- Petsali Location within Greece
- Coordinates: 39°47′15″N 20°43′2″E﻿ / ﻿39.78750°N 20.71722°E
- Country: Greece
- Administrative region: Epirus
- Regional unit: Ioannina
- Municipality: Zitsa
- Municipal unit: Molossoi
- Community: Kourenta
- Elevation: 508 m (1,667 ft)

Population (2021)
- • Total: 20
- Time zone: UTC+2 (EET)
- • Summer (DST): UTC+3 (EEST)

= Petsali, Ioannina =

Petsali (Πετσάλη) is a settlement in Ioannina regional unit, Epirus, Greece. It is part of the community of Kourenta.

== Name ==
The toponym Petsali developed from the surname Petsalis into both neuter and feminine forms. This grammatical shift occurred either by analogy to common nouns for land types or through conversational confusion with masculine prepositional phrases.

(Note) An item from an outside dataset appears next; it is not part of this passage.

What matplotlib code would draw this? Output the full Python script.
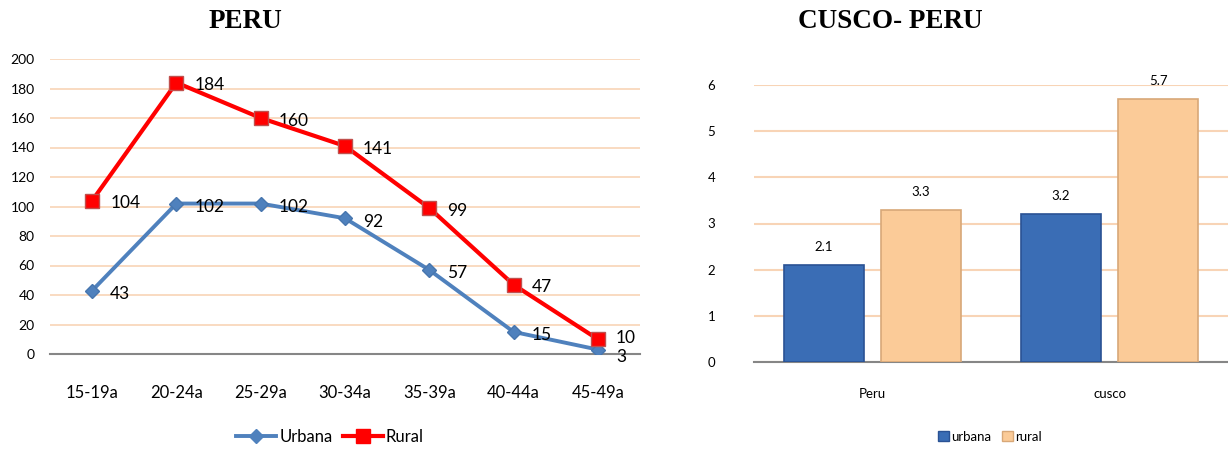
"""
Tasa de fecundidad: Peru / Cusco
"""

import numpy as np
import matplotlib.pyplot as plt
from matplotlib.lines import Line2D
from matplotlib.patches import Patch

plt.rcParams["font.family"] = ["Lato", "DejaVu Sans"]

# Left chart: age groups
edades = ["15-19a", "20-24a", "25-29a", "30-34a", "35-39a", "40-44a", "45-49a"]
urbana = [43, 102, 102, 92, 57, 15, 3]
rural = [104, 184, 160, 141, 99, 47, 10]

# Right chart
lugares = ["Peru", "cusco"]
bar_urbana = [2.1, 3.2]
bar_rural = [3.3, 5.7]

GRID = "#F8D4B6"

fig = plt.figure(figsize=(12.28, 4.51), dpi=100)

# ---- left: line chart
ax1 = fig.add_axes([50 / 1228, 1 - 354 / 451, (640 - 50) / 1228, 295 / 451])
x = np.arange(len(edades))
ax1.plot(x, urbana, color="#4F81BD", lw=2.8, marker="D", ms=7.5,
         mfc="#4F81BD", mec="#4776AE", zorder=3)
ax1.plot(x, rural, color="#FF0000", lw=3.0, marker="s", ms=9.5,
         mfc="#FF0000", mec="#C0504D", zorder=4)
for i in range(len(edades)):
    # last pair of labels sits very close together, nudge them apart a little
    dy_u = -5 if i == len(edades) - 1 else -2.5
    dy_r = 1 if i == len(edades) - 1 else -2
    ax1.annotate(str(urbana[i]), (x[i], urbana[i]), xytext=(13, dy_u),
                 textcoords="offset points", va="center", ha="left", fontsize=12.5)
    ax1.annotate(str(rural[i]), (x[i], rural[i]), xytext=(13, dy_r),
                 textcoords="offset points", va="center", ha="left", fontsize=12.5)
ax1.set_xlim(-0.5, 6.5)
ax1.set_ylim(0, 200)
ax1.set_yticks(range(0, 201, 20))
ax1.set_xticks(x)
ax1.set_xticklabels(edades, fontsize=12)
ax1.tick_params(axis="x", length=0, pad=22)
ax1.tick_params(axis="y", length=0, labelsize=10, pad=11)
ax1.grid(axis="y", color=GRID, lw=1.2)
ax1.set_axisbelow(True)
for s in ["top", "right", "left"]:
    ax1.spines[s].set_visible(False)
ax1.spines["bottom"].set_color("#868686")
ax1.spines["bottom"].set_linewidth(1.5)
ax1.set_zorder(2)

handles = [Line2D([], [], color="#4F81BD", lw=2.8, marker="D", ms=7.5),
           Line2D([], [], color="#FF0000", lw=3.0, marker="s", ms=9.5)]
fig.legend(handles, ["Urbana", "Rural"], loc="center", bbox_to_anchor=(330 / 1228, 1 - 437 / 451),
           ncol=2, frameon=False, fontsize=12, handlelength=2.4, columnspacing=0.6,
           handletextpad=0.2)

fig.text(245 / 1228, 1 - 21 / 451, "PERU", ha="center", va="center",
         fontsize=19.5, fontweight="bold", family="Liberation Serif")

# ---- right: bar chart
ax2 = fig.add_axes([754 / 1228, 1 - 362 / 451, (1228 - 754) / 1228, 277 / 451])
xb = np.arange(len(lugares))
w = 0.34
b1 = ax2.bar(xb - 0.205, bar_urbana, w, color="#3A6DB5", edgecolor="#2A5294", lw=1.2, zorder=3)
b2 = ax2.bar(xb + 0.205, bar_rural, w, color="#FBCB98", edgecolor="#D8A878", lw=1.2, zorder=3)
for rect, v in list(zip(b1, bar_urbana)) + list(zip(b2, bar_rural)):
    ax2.annotate(f"{v:.1f}", (rect.get_x() + rect.get_width() / 2, v), xytext=(0, 13),
                 textcoords="offset points", ha="center", va="center", fontsize=9.5)
ax2.set_xlim(-0.5, 1.5)
ax2.set_ylim(0, 6)
ax2.set_xticks(xb)
ax2.set_xticklabels(lugares, fontsize=9.5)
ax2.tick_params(axis="x", length=0, pad=19)
ax2.tick_params(axis="y", length=0, labelsize=9.5, pad=28)
ax2.grid(axis="y", color=GRID, lw=1.5)
ax2.set_axisbelow(True)
for s in ["top", "right", "left"]:
    ax2.spines[s].set_visible(False)
ax2.spines["bottom"].set_color("#868686")
ax2.spines["bottom"].set_linewidth(1.5)

handles2 = [Patch(facecolor="#3A6DB5", edgecolor="#2A5294"),
            Patch(facecolor="#FBCB98", edgecolor="#D8A878")]
fig.legend(handles2, ["urbana", "rural"], loc="center", bbox_to_anchor=(990 / 1228, 1 - 437 / 451),
           ncol=2, frameon=False, fontsize=9.5, handlelength=0.8, handleheight=0.8,
           columnspacing=0.8, handletextpad=0.2)

fig.text(890 / 1228, 1 - 21 / 451, "CUSCO- PERU", ha="center", va="center",
         fontsize=19.5, fontweight="bold", family="Liberation Serif")

plt.savefig("out.png", dpi=100)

The surname Petsalis is derived from the old Slavic word pečalь meaning 'sorrow, grief, anxiety'.

== History ==
In 1698, some inhabitants from Petsali, along with others from several villages migrated to the village of Boultsi (modern Elati) in the Zagori region. In Elati, the surname Petsalis is present among modern-day villagers.